Some may ask why the Russian military would seek to place a
division's worth of troops in such an inhospitable area. The answer,
Ishchenko suggested, isn't hard to find. "To find the answer to that
question, it's enough to look across the border. In Alaska, we see a
scattering of important objects belonging to the US Army. First of all,
this is the Elmendorf Air Force Base at Anchorage, which stations not
only aircraft, but the command of the 11th Air Army and the Alaskan zone
of NORAD. Next door is Fort Richardson, which houses the 4th Brigade
Combat Team (Airborne) of the 25th Infantry Division.""And most important, of course, is the air base.

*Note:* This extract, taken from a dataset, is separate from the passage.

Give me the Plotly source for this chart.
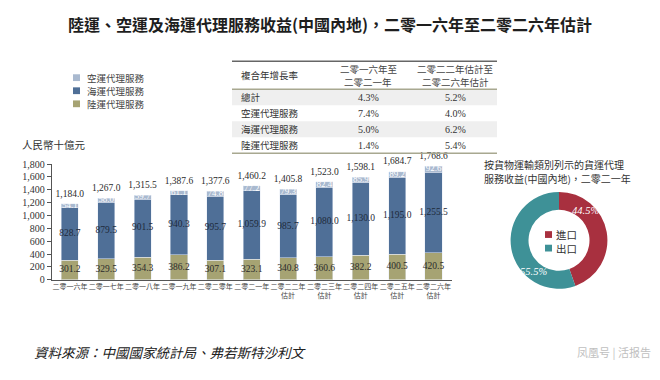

It's from its
well-heated hangers that the newest fifth generation US fighter, the
F-22 Raptor, rises into the air to intercept the Russian strategic
bombers which have resumed regular patrols along the edges of US Arctic
borders."
Effectively, the analyst suggested, "if we suppose that alongside the
coastal defense division, Russia deploys the Iskander mobile short range
ballistic missile system, the US F-22s may no longer have time to
intercept the Russian bombers, while US missile warning stations could
unexpectedly go dark." In any case, he noted, "the staff at the
Elmendorf base, and the troops at Fort Richardson will go to bed at
night with an uneasy feeling, as they did during Cold War days."
Perhaps then, US military officials may get at least a taste of the
concern Russian military planners feel when they see large-scale NATO
exercises along Russia's western frontiers, and parades involving US
troops just a few hundred meters from Russia's borders.